Data for this task:
## BEGIN

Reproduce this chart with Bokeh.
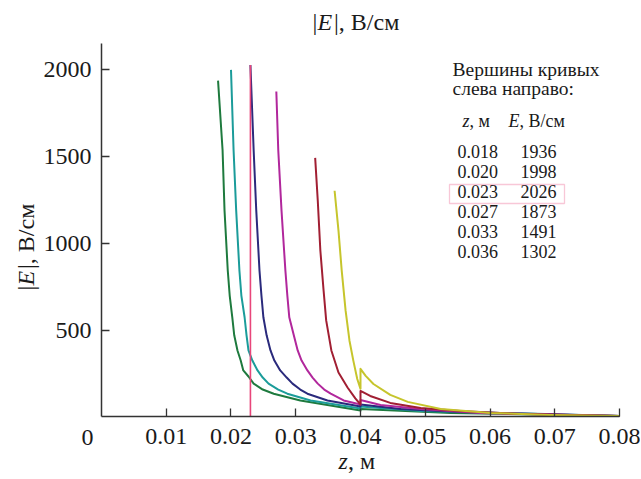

## END
## BEGIN

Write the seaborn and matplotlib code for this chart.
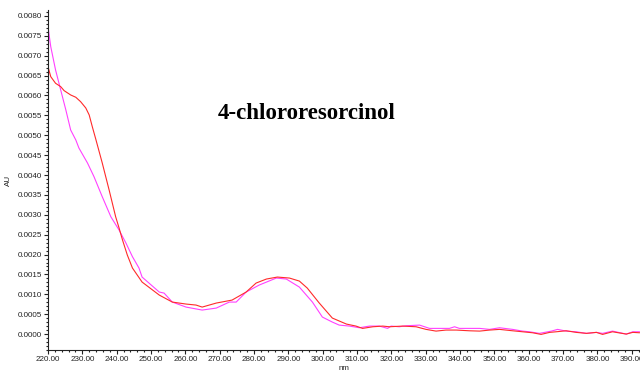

## END
## BEGIN

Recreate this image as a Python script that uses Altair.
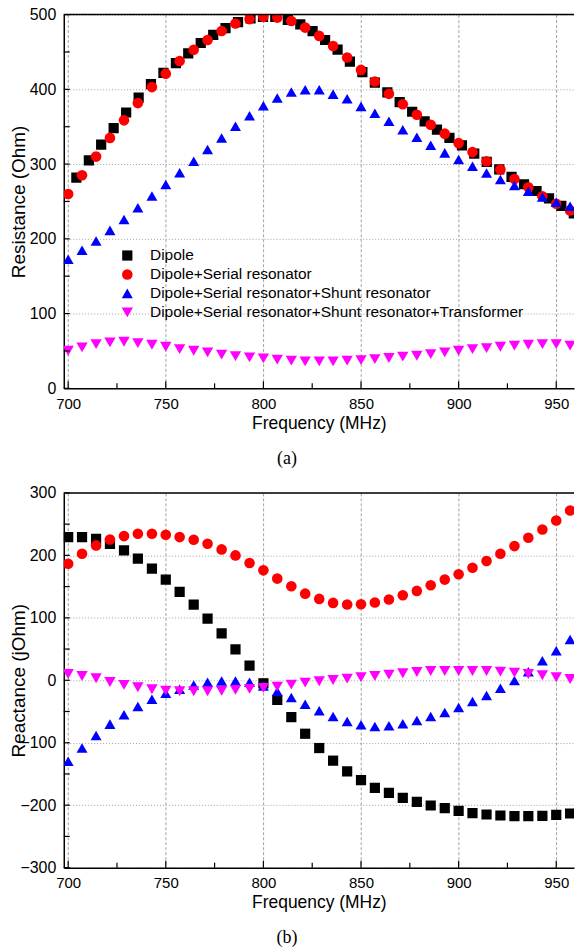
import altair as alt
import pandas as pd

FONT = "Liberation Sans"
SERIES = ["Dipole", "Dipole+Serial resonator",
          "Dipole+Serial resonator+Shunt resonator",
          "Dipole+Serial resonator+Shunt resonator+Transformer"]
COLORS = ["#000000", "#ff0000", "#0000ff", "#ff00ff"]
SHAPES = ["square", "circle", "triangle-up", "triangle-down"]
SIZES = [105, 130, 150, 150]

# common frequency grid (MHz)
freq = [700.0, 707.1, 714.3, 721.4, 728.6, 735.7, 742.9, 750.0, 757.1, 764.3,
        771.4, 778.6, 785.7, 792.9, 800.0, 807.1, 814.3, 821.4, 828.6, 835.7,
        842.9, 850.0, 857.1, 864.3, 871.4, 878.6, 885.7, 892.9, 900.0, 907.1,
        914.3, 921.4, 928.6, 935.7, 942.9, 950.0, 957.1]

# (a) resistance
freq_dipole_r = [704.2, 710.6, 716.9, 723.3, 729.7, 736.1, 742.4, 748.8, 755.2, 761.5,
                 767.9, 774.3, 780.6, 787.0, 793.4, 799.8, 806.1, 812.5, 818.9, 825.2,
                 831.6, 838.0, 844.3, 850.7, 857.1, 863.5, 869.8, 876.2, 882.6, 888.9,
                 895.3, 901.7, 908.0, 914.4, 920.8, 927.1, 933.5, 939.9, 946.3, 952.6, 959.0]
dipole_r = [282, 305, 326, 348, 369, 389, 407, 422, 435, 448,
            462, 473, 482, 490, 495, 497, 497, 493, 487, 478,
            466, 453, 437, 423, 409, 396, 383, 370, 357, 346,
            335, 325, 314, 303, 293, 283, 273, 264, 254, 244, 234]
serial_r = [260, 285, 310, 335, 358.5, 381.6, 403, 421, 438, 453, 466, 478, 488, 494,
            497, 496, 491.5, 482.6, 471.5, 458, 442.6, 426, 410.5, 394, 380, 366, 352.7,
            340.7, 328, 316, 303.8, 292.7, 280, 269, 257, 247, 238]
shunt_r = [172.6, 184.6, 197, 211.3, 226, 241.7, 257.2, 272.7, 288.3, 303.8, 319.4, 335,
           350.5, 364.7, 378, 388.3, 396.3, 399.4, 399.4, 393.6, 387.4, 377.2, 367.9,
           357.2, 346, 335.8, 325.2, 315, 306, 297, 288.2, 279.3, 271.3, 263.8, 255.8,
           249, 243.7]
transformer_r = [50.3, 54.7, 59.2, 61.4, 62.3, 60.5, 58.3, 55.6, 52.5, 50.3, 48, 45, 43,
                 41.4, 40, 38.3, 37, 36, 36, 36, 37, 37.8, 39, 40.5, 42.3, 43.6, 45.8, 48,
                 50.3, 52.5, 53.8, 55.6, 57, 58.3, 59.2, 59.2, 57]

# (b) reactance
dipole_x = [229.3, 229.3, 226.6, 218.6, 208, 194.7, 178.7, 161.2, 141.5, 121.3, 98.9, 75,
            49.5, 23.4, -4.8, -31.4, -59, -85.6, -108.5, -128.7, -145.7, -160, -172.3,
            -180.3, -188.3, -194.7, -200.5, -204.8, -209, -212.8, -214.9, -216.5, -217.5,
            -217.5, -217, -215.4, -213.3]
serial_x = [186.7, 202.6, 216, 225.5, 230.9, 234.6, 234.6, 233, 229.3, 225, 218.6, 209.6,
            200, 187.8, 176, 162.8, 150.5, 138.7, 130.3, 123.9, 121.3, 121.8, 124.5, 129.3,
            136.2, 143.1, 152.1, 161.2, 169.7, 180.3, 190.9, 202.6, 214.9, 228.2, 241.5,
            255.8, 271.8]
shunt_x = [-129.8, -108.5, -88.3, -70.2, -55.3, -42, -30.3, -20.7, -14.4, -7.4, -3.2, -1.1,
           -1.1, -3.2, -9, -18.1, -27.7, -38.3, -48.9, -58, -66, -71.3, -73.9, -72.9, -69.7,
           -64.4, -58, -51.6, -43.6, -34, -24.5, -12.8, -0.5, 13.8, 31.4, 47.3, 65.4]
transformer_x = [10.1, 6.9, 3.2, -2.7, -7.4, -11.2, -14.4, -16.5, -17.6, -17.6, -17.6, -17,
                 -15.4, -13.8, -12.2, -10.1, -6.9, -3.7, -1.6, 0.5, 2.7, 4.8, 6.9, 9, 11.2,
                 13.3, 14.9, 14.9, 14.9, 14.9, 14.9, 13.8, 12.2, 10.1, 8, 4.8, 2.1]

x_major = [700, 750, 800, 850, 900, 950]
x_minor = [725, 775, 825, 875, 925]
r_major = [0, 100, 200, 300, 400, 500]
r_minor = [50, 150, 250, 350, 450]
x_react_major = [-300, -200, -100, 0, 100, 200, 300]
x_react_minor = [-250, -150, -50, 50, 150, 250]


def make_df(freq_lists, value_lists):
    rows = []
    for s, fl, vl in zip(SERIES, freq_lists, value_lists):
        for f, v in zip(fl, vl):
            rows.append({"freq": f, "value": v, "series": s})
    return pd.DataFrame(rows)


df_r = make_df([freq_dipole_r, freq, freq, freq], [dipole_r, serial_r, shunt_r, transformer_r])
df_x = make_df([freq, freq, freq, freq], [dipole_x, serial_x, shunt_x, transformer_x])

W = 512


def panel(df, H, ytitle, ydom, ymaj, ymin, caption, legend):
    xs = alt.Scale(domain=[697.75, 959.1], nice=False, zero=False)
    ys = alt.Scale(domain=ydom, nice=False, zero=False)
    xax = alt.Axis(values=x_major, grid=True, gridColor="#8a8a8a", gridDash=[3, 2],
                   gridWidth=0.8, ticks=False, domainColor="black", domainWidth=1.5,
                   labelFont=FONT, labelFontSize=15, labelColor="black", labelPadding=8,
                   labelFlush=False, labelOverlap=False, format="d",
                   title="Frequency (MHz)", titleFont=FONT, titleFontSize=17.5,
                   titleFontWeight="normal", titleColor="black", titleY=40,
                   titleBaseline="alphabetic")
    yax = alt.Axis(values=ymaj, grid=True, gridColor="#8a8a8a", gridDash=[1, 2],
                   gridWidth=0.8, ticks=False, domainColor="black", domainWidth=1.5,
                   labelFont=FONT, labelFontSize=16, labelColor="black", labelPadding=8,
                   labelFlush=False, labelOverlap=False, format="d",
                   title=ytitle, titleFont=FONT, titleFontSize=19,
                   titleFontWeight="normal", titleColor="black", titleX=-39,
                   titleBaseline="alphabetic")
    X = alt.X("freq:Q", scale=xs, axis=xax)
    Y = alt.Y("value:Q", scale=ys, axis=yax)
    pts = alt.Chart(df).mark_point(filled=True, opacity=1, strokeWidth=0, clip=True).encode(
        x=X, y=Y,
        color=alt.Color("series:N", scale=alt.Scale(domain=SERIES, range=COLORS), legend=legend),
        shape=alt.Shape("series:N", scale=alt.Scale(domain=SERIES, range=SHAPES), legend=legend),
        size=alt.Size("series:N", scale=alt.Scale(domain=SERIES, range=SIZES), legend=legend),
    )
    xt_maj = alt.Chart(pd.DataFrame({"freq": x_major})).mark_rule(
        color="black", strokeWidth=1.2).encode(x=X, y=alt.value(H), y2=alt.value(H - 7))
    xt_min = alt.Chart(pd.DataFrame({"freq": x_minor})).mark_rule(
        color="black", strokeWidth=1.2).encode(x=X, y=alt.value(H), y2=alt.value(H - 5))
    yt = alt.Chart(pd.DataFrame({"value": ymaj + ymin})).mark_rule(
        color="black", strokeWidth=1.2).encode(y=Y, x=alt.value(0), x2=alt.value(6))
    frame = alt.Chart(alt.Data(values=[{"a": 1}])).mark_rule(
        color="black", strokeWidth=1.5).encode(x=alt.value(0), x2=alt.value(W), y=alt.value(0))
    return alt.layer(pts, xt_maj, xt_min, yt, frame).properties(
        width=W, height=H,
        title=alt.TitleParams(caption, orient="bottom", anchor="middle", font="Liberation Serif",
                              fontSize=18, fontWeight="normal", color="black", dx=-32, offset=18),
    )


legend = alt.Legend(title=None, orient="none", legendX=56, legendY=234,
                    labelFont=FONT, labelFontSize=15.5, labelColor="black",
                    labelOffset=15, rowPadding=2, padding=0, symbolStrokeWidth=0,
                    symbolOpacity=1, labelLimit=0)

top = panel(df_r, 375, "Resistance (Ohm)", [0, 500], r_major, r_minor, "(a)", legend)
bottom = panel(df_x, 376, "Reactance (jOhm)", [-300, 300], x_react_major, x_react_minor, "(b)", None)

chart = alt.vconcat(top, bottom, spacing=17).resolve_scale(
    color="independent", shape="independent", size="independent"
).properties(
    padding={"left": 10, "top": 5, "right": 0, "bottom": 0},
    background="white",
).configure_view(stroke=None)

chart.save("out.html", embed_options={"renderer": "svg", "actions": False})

## END

Quote exactly what appears from the line containing "Recreate this image" through the line containing "914.3, 921.4, 928.6, 935.7, 942.9, 950.0, 957.1]", both included, except for the pictures, and nothing more.

Task answer:
Recreate this image as a Python script that uses Altair.
import altair as alt
import pandas as pd

FONT = "Liberation Sans"
SERIES = ["Dipole", "Dipole+Serial resonator",
          "Dipole+Serial resonator+Shunt resonator",
          "Dipole+Serial resonator+Shunt resonator+Transformer"]
COLORS = ["#000000", "#ff0000", "#0000ff", "#ff00ff"]
SHAPES = ["square", "circle", "triangle-up", "triangle-down"]
SIZES = [105, 130, 150, 150]

# common frequency grid (MHz)
freq = [700.0, 707.1, 714.3, 721.4, 728.6, 735.7, 742.9, 750.0, 757.1, 764.3,
        771.4, 778.6, 785.7, 792.9, 800.0, 807.1, 814.3, 821.4, 828.6, 835.7,
        842.9, 850.0, 857.1, 864.3, 871.4, 878.6, 885.7, 892.9, 900.0, 907.1,
        914.3, 921.4, 928.6, 935.7, 942.9, 950.0, 957.1]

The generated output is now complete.